The architectural structure also extends to how people navigate the campus. Orientation is a part of the university’s narrative, one often designed not around lived experience, but around abstract structures. For international students, especially, this can mean entering a space that feels legible on paper but confusing in navigation. Inspired by this, Carlos Silva’s (2014) on “Wayfinding Design for Seoul National University Gwanak Campus” proposed transforming the campus map with a layered numbering system and multiple types of signboards (main, zone, college), reinforced by clearly designed street routes and aligned building panels. This would improve wayfinding speed by over 22%. 

A split campus: one side, rigid, grand, and the other, fragmented, multilingual, and open. Students from both halves meet in the center, but are a bit unsure whether to pass or to talk.

Silva also suggested harmonizing nature and design: extending the Jahayeon Pond along main pedestrian routes to guide visitors visually and auditorily; planting recognizable pine groves and willow trees; and standardizing pathway widths and materials to create cohesive routes. These ideas should not only aid navigation but create a campus environment where everyone can find their way, literally and figuratively.

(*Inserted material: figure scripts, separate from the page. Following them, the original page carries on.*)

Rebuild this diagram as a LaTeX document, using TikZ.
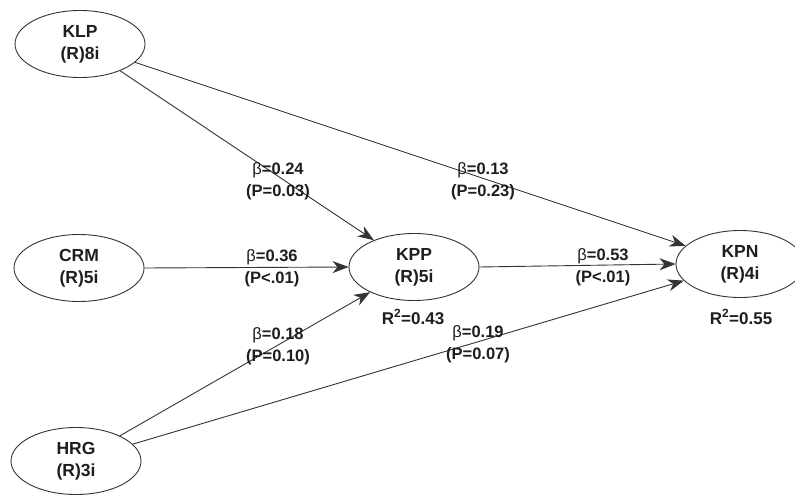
\documentclass[tikz,border=0pt]{standalone}
\usepackage{fontspec}
\setmainfont{Liberation Sans}
\usetikzlibrary{shapes.geometric,arrows.meta}
\definecolor{linec}{HTML}{333333}
\definecolor{txtc}{HTML}{1E1E1E}
\tikzset{
  lv/.style={ellipse,draw=linec,line width=0.9pt,minimum width=130pt,minimum height=67pt,inner sep=0pt,
    align=center,font=\fontsize{17.5}{22}\selectfont\bfseries,text=txtc},
  path/.style={draw=linec,line width=0.9pt,-{Stealth[length=16pt,width=12pt,inset=5pt]}},
  lab/.style={align=center,font=\fontsize{16.5}{22}\selectfont\bfseries,text=txtc,inner sep=0pt},
  rsq/.style={font=\fontsize{17}{20}\selectfont\bfseries,text=txtc,inner sep=0pt}
}
\newcommand{\bet}{{\mdseries β}}
\begin{document}
\begin{tikzpicture}[x=1pt,y=-1pt]
\useasboundingbox[fill=white] (0,0) rectangle (795,495);
\node[lv] (KLP) at (80,44) {KLP\\(R)8i};
\node[lv] (CRM) at (79,268) {CRM\\(R)5i};
\node[lv] (KPP) at (414,267) {KPP\\(R)5i};
\node[lv,minimum width=128pt] (KPN) at (740,264) {KPN\\(R)4i};
\node[lv] (HRG) at (76,461) {HRG\\(R)3i};

\draw[path] (KLP) -- (KPN);
\draw[path] (KLP) -- (KPP);
\draw[path] (CRM.east) -- (KPP.west);
\draw[path] (KPP.east) -- (KPN.west);
\draw[path] (HRG) -- (KPP);
\draw[path] (HRG) -- (KPN);

\node[lab] (l1) at (278,181) {\bet=0.24\\(P=0.03)};
\node[lab] (l2) at (483,181) {\bet=0.13\\(P=0.23)};
\node[lab] (l3) at (272,268) {\bet=0.36\\(P<.01)};
\node[lab] (l4) at (603,267) {\bet=0.53\\(P<.01)};
\node[lab] (l5) at (278,346) {\bet=0.18\\(P=0.10)};
\node[lab] (l6) at (478,344) {\bet=0.19\\(P=0.07)};
\node[rsq] (r1) at (413,317) {R$^{\mathbf{2}}$=0.43};
\node[rsq] (r2) at (741,317) {R$^{\mathbf{2}}$=0.55};
\end{tikzpicture}
\end{document}
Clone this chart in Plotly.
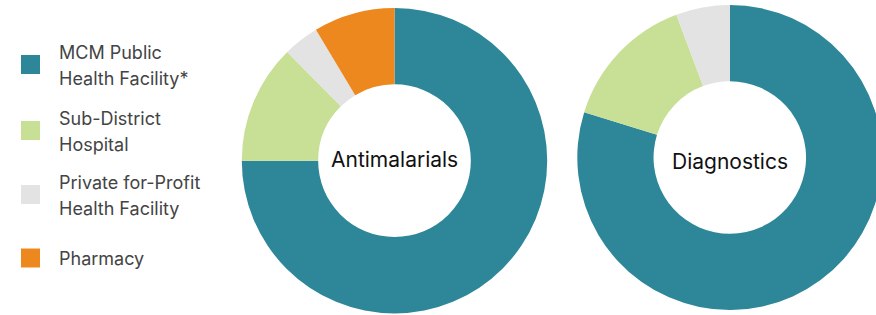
import plotly.graph_objects as go

categories = ["MCM Public<br>Health Facility*", "Sub-District<br>Hospital",
              "Private for-Profit<br>Health Facility", "Pharmacy"]
antimalarials = [75.0, 12.6, 3.8, 8.6]
diagnostics = [79.8, 14.5, 5.7, 0.0]
chart_titles = ["Antimalarials", "Diagnostics"]
colors = ["#2E8799", "#C8DF96", "#E3E3E3", "#EC881D"]

W, H = 884, 315
FONT = "Inter, Roboto, sans-serif"

fig = go.Figure()

# pie geometry (pixels): centre x, centre y (from top), radius, label y
geoms = [(394.5, 160.7, 152.7, 159.5), (729.8, 157.5, 152.5, 161.0)]
for vals, title, (cx, cy, r, ty) in zip([antimalarials, diagnostics], chart_titles, geoms):
    xd = [(cx - r) / W, (cx + r) / W]
    yc = 1 - cy / H
    hh = min(yc, 1 - yc)
    yd = [yc - hh, yc + hh]
    fig.add_trace(go.Pie(
        labels=categories, values=vals, hole=0.5, sort=False,
        direction="clockwise", rotation=0,
        marker=dict(colors=colors, line=dict(width=0)),
        textinfo="none", hoverinfo="label+percent", showlegend=False,
        domain=dict(x=xd, y=yd),
    ))
    fig.add_annotation(x=cx / W, y=1 - ty / H, xref="paper", yref="paper",
                       text=title, showarrow=False, xanchor="center", yanchor="middle",
                       font=dict(family=FONT, size=21, color="#111111"))

# custom legend
leg_centers = [64.5, 130.5, 194.5, 258.0]
for cat, col, yc in zip(categories, colors, leg_centers):
    fig.add_shape(type="rect", xref="paper", yref="paper",
                  x0=21 / W, x1=40 / W, y0=1 - (yc + 9.5) / H, y1=1 - (yc - 9.5) / H,
                  fillcolor=col, line=dict(width=0))
    lines = cat.split("<br>")
    n = len(lines)
    for i, ln in enumerate(lines):
        ly = yc + (i - (n - 1) / 2) * 26 + 0.8
        fig.add_annotation(x=57 / W, y=1 - ly / H, xref="paper", yref="paper",
                           text=ln, showarrow=False, xanchor="left", yanchor="middle",
                           align="left",
                           font=dict(family=FONT, size=18, color="#444444"))

fig.update_layout(width=W, height=H, margin=dict(l=0, r=0, t=0, b=0),
                  paper_bgcolor="white", plot_bgcolor="white")
fig.write_html("out.html", config={"displayModeBar": False},
               post_script="document.body.style.margin='0';document.body.style.overflow='hidden';")
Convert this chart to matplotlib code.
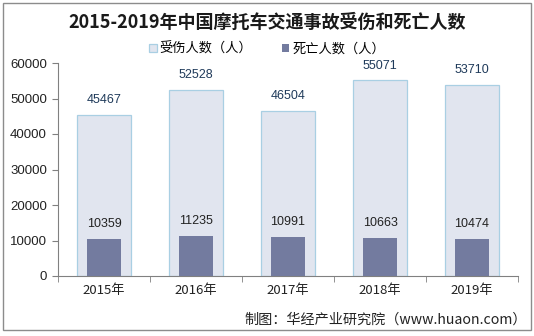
import matplotlib
matplotlib.use("Agg")
import matplotlib.pyplot as plt
from matplotlib.patches import Rectangle

plt.rcParams['font.family'] = ['Noto Sans CJK SC', 'DejaVu Sans']

years = ["2015年", "2016年", "2017年", "2018年", "2019年"]
injured = [45467, 52528, 46504, 55071, 53710]
deaths = [10359, 11235, 10991, 10663, 10474]
yticks = [0, 10000, 20000, 30000, 40000, 50000, 60000]

fig = plt.figure(figsize=(5.34, 3.36), dpi=100)
fig.patches.append(Rectangle((3/534, 6/336), 528/534, 327/336, transform=fig.transFigure,
                             fill=False, edgecolor='#8c8c8c', linewidth=1.0))
ax = fig.add_axes([58/534, 1-276/336, 460/534, 213/336])

x = list(range(len(years)))
b1 = ax.bar(x, injured, width=0.59, color='#e1e5ef', edgecolor='#a9cfe3', linewidth=0.9,
            label='受伤人数（人）', zorder=2)
b2 = ax.bar(x, deaths, width=0.37, color='#737b9f', edgecolor='none',
            label='死亡人数（人）', zorder=3)

for xi, v in zip(x, injured):
    ax.text(xi, v + 2500, str(v), ha='center', va='bottom', fontsize=9,
            color='#1f3a5a', family=['Liberation Sans', 'DejaVu Sans'])
for xi, v in zip(x, deaths):
    ax.text(xi, v + 2500, str(v), ha='center', va='bottom', fontsize=9,
            color='#222222', family=['Liberation Sans', 'DejaVu Sans'])

ax.set_xlim(-0.5, len(years) - 0.5)
ax.set_ylim(0, 60000)
ax.set_yticks(yticks)
ax.set_yticklabels([str(t) for t in yticks], family=['Liberation Sans', 'DejaVu Sans'],
                   fontsize=9.5, color='#222222')
ax.set_xticks(x)
ax.set_xticklabels(years, fontsize=9.5, color='#222222')
ax.tick_params(axis='x', which='major', length=0, pad=6)
ax.set_xticks([i - 0.5 for i in range(len(years) + 1)], minor=True)
ax.tick_params(axis='x', which='minor', length=4, color='#808080', direction='out')
ax.tick_params(axis='y', length=4, color='#808080', direction='out', pad=4)

for s in ['top', 'right']:
    ax.spines[s].set_visible(False)
ax.spines['left'].set_color('#808080')
ax.spines['bottom'].set_color('#808080')

fig.text(0.5, 1-22/336, '2015-2019年中国摩托车交通事故受伤和死亡人数', ha='center', va='center',
         fontsize=13, fontweight='bold', color='#1a1a1a')

fig.legend(handles=[b1, b2], loc='center', bbox_to_anchor=(0.5, 1-49/336), ncol=2,
           frameon=False, fontsize=9.5, handlelength=0.6, handleheight=0.6,
           handletextpad=0.2, columnspacing=2.2, borderpad=0)

fig.text(527/534, 1-320/336, '制图：华经产业研究院（www.huaon.com）', ha='right', va='center',
         fontsize=10.2, color='#222222')

fig.savefig('out.png', dpi=100)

Techno-Futures: Optimization as Destiny?

Building on this vision of accessibility, SNU’s Office of Information Systems & Technology sees a smart campus powered by AI services and seamless platforms. Projects like SNU Genie personalize academic support using student data, while private 5G upgrades connectivity. Platforms for interdisciplinary research, AI plagiarism detection, and big data tracking aim to enhance academic integrity and innovation. When visualized by AI itself, these ideas produce pretty sleek images: drones, touchscreen desks, and VR headsets. But do such digital visions risk reducing the university experience to a tech-driven environment? How can efficiency coexist with the dynamic, lived realities of campus life?

A sleek smart campus: glass buildings with LED strips, paths lighting up with each step, and drones gliding overhead. The data tower flashes “Veritas Lux Mea.” But even with all the lights and technology, there are still a few trees that stand their ground.

So why use AI in the first place?

Visualizing these narratives with AI is not to predict the future, but to simulate what happens when one narrative dominates. Each image is powerful, but also too sterile. AI doesn’t render friction, only amplifies dreams, filling gaps with familiar tropes, including Western architecture, modernism, and digital utopianism. This isn’t just about technology. It’s about how narratives unconsciously reproduce dominant ideas under the guise of objectivity or progress.

AI, in the way it generates images by combining and reinforcing existing data, becomes a symbol of tradition and repetition, the recycling of what already exists rather than true innovation. It shows how institutional decisions can unintentionally reinforce old hierarchies and entrenched patterns. When one narrative dominates, the resulting visual uniformity serves as a warning against universities adopting corporate or purely efficiency-driven models.

SNU is not a brand or software product, but a living social space that thrives on disagreement and experimentation. The emblem declares, “Truth is my light,” but truth is not a fixed blueprint. It is a process. And the light of that torch shines brightest not when it is held by a single actor, be it a planner, a state body, or an algorithm, but when it’s passed around and shared collectively.

The images generated are not visions. They are provocations intended to challenge assumptions and reveal how easily futures can seem fixed when they’re still open to change and negotiation. SNU’s future should not be rendered by AI, nor sealed in strategic brochures. It should be shaped by the students who protest, the professors who question, the designers who rethink space, and the outsiders who imagine something different. Truth may be our light, but it only shines when carried by many.